Focusing on and measuring what matters
Ranney’s extensive professional experience that spans healthcare and venture capital also meant that he’s seen and experienced many systems for goal setting and prioritizing the work that moves an organization forward. He first came across Objectives and Key Results (OKRs) working with Times Bridge — the investment and partnership arm of India’s largest digital media company, the Times Group. “My learnings from using this system was that it provided an easy framework to measure our business’ growth and success,” says Ranney. “Too often, we get carried away in making and creating high-level strategic statements in business.” The OKR process, he says, means that strategic decisions can be correlated with “easy to measure Objective deliverables.” Those deliverables, he says, can then be "audited as a simple binary outcome.”
Ranney doesn’t follow a prescribed process when it comes to personal goals. “But what I am thoughtful about is monitoring how successful a particular activity is,” he says. “If I write something, then I do try and keep track of how it’s contributing to the narrative,” he says.
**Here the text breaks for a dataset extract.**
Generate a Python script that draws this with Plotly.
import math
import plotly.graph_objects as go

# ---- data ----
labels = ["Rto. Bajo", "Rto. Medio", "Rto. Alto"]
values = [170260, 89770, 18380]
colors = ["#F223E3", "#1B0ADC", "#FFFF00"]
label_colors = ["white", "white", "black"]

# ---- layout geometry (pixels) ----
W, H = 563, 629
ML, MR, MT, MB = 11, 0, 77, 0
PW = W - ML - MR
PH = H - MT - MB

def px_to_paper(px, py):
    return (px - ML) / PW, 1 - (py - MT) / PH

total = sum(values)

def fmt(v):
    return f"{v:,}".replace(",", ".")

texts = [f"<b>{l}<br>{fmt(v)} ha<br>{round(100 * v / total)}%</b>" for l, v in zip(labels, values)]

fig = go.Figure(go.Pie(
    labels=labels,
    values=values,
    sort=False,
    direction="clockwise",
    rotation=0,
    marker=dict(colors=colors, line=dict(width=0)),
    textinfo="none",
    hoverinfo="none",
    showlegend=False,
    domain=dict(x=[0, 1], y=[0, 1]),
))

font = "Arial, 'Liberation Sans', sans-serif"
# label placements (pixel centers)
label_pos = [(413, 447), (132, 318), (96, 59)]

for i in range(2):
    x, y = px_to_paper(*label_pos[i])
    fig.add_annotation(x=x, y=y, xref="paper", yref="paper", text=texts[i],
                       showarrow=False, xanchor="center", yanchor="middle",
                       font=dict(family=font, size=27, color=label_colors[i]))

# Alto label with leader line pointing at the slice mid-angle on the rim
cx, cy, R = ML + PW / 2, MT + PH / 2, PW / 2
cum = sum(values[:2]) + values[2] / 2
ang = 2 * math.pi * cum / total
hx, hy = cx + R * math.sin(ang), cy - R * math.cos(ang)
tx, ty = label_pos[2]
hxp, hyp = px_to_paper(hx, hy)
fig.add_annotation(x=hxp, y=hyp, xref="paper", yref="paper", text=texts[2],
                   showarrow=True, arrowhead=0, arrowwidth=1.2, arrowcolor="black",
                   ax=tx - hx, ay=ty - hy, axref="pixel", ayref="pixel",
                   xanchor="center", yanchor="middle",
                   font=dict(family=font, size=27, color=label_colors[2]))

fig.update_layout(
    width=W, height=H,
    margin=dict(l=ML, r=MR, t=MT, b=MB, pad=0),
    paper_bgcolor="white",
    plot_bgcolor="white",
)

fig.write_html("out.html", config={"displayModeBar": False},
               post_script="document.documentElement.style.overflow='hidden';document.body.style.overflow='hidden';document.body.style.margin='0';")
Some of the questions he asks include: Is it being shared? Who is sharing it and on what platform? Is it generating discussions among decision-makers and shaping their conversation on that topic in one way or another?
Ranney is aware that the nature of solving complicated problems will involve making mistakes in the process. And if it turns out that what he’s doing isn’t contributing to his long-term Objectives, he doesn’t have a problem changing course. The nature of experimentation, he says, is that some work and some don’t work. And when something doesn’t work, it’s time to change course.
That thought process mirrors the purpose of OKRs — which is to provide a framework towards achieving goals that “merit special attention.” In the process, that involves assessing what areas deserve your focus. Just as importantly, it’s about knowing what doesn’t deserve your attention. Making that assessment requires an honest audit of whether what you’re doing brings you closer to your long-term Objective.
Ranney says, “I don’t mind zigs and zags. If you look at my career trajectory, it constantly changes every few years, and that’s what I’m going to do in 2021 for my own venture (Meds for More) as well.”